Of similar laws in other states, he said, “This law is being used as a sword. It’s not being used as a shield.”

And Randall THOMPSON, of the Faith and Freedom Coalition, said any disgruntled employee could try to use the bills against businesses.

He said the bills should be re-labeled “the full employment act for labor lawyers.”

And Rev. Stacy SWIMP, president of the National Christian Leadership Council, criticized supporters of the bills for comparing the plight of the LGBT community to the plight of African-Americans.

Foster pushed back on that.

“I will agree with you on the fact that African-Americans in this country’s short history have been discriminated against maybe larger than this community,” Foster said. “But if you don’t think the LGBT community has been discriminated against, been drug behind cars, been hung up by their necks till their heads, been denied housing, been denied commerce opportunities then you’re just not looking very far.”

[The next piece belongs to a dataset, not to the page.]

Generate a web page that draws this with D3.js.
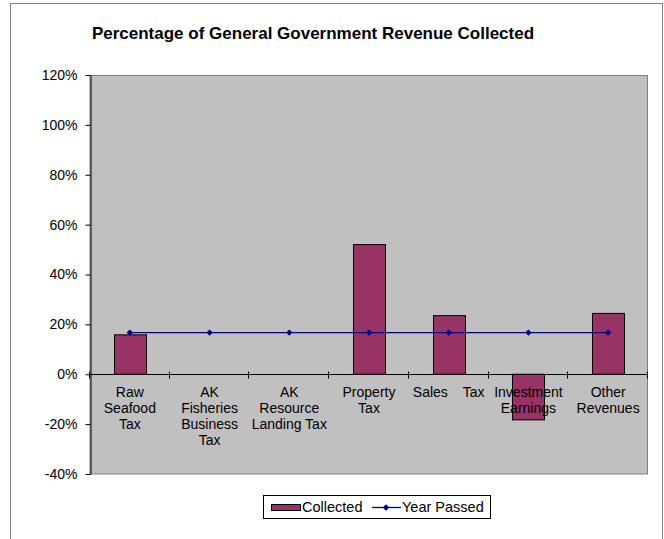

Also in attendance Wednesday was Republican National Committeeman Dave AGEMA who wanted to speak against the bills but wasn’t allowed to because of time restraints.

“In the state of Michigan, right now, anybody can hire a homosexual if they want to,” Agema said in an interview. “There’s nothing saying they can’t. If that’s what you think business should do, then do it. The problem is when you start demanding that they have to provide a service that goes against their religious faith.”

Foster said if the 19-member Commerce Committee meets again on the bills in next days, it will be because he’s gathered the votes necessary to advance the bills.